# What you should do
Using the records below, count the lines with "that" in them. Give the number only.

# Recorded information
******************************
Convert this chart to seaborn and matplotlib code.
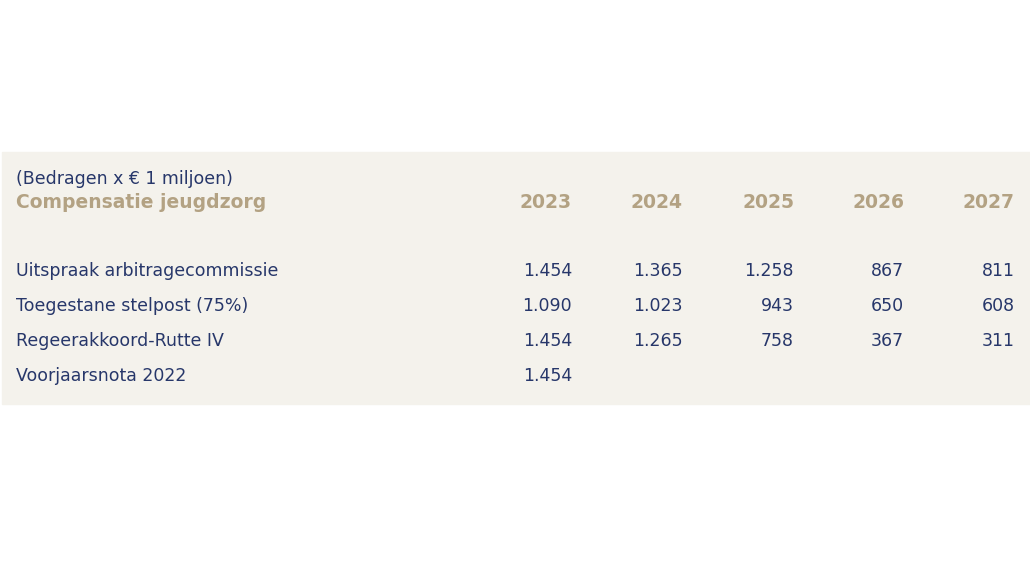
******************************
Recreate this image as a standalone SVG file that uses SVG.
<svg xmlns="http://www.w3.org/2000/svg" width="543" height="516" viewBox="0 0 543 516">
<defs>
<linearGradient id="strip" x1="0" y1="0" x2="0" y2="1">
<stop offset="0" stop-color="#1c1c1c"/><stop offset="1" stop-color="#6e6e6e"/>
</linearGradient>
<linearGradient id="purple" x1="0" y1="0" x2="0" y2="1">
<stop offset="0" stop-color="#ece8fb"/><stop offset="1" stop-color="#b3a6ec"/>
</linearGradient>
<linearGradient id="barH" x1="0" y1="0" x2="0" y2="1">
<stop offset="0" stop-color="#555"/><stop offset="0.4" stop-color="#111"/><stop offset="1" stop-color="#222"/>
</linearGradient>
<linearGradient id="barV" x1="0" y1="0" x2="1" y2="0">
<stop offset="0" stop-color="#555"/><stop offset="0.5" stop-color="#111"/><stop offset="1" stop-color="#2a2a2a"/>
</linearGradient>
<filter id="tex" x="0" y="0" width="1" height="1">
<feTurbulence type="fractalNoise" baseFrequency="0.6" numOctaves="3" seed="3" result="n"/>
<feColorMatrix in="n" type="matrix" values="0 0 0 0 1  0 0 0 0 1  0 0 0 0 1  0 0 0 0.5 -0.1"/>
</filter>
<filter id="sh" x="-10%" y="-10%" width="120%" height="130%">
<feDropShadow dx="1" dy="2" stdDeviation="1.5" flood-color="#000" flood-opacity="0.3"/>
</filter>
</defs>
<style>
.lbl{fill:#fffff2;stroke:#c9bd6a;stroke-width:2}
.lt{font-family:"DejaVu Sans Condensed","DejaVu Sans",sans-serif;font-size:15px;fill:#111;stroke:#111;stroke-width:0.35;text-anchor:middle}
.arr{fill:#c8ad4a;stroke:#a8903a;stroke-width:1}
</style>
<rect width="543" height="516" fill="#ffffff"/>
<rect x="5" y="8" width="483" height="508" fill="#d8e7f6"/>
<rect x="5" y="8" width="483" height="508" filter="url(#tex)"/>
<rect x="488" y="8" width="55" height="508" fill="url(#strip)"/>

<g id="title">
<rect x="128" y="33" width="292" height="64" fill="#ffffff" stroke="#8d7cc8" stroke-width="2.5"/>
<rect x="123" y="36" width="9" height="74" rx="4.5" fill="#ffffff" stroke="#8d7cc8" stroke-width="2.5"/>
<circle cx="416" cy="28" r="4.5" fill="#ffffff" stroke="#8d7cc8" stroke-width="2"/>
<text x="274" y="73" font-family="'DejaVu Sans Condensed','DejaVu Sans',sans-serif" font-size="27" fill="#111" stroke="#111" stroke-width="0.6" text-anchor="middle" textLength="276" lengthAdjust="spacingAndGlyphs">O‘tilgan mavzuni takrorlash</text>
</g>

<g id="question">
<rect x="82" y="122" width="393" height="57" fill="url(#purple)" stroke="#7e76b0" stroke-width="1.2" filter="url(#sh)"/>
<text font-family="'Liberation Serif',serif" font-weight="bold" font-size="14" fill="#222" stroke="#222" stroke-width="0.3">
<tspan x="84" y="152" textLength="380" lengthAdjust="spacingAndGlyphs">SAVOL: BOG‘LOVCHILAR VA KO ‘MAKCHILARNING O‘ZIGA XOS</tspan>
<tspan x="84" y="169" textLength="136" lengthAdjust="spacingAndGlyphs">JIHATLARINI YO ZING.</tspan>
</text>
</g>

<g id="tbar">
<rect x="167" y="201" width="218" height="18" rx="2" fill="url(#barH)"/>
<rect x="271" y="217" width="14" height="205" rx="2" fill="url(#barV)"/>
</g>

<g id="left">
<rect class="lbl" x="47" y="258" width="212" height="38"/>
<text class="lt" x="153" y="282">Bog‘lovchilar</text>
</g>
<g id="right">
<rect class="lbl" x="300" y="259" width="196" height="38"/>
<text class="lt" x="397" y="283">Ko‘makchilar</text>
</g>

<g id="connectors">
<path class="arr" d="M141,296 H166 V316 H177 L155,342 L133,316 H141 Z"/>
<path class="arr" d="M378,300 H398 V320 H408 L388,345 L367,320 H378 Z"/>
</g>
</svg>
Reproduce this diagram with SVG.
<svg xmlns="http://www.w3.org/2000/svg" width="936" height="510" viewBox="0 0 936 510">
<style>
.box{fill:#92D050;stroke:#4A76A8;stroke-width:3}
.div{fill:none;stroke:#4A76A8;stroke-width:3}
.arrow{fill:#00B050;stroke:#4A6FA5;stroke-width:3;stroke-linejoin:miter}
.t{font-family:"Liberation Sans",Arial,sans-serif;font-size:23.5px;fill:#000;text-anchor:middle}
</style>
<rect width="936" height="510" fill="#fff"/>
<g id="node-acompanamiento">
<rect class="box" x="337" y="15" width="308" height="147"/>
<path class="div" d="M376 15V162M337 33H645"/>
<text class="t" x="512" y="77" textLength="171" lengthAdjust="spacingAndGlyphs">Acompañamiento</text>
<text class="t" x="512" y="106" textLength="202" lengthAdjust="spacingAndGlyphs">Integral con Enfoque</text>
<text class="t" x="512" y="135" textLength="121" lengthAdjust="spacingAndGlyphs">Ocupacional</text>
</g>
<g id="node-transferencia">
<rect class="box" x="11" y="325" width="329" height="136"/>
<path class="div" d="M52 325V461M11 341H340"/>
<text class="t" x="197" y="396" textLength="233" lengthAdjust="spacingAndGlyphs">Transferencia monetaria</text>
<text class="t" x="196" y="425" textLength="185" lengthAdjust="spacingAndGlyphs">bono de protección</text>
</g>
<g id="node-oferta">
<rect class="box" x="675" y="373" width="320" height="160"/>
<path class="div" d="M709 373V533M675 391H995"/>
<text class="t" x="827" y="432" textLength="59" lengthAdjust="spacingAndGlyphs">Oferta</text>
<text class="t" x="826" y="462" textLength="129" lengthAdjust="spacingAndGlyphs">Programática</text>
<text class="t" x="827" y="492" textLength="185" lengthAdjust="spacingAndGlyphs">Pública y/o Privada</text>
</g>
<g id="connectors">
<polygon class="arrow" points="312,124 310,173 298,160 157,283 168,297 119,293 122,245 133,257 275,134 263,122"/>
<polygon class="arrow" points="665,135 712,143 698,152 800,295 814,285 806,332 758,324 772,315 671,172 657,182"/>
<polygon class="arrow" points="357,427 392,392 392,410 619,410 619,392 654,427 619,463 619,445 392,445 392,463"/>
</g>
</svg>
******************************
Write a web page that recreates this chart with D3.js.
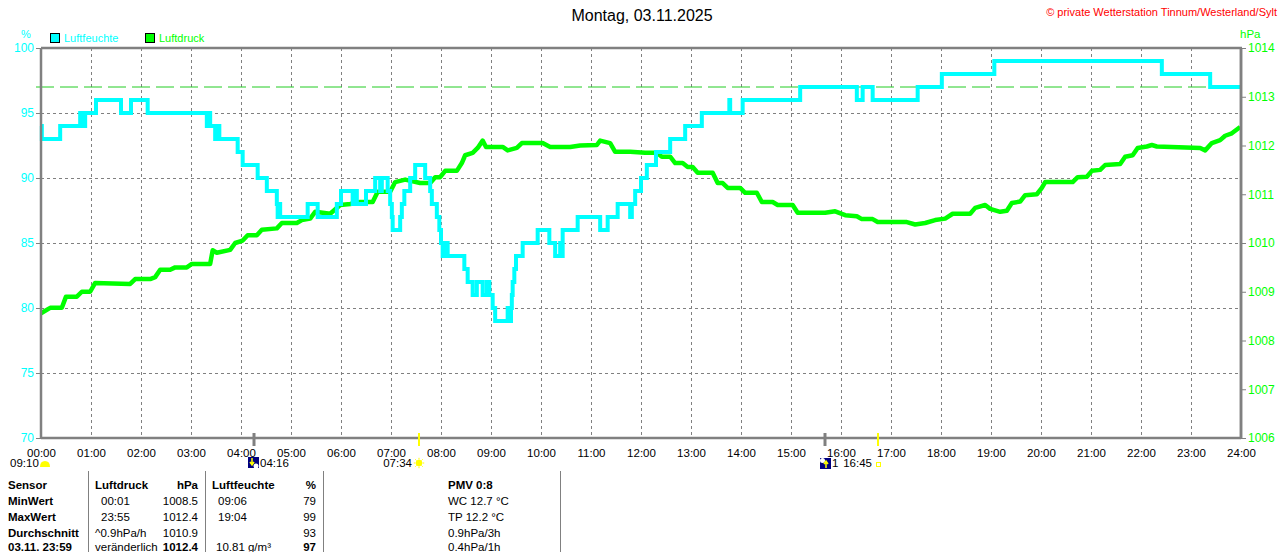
******************************
# Answer to the task
2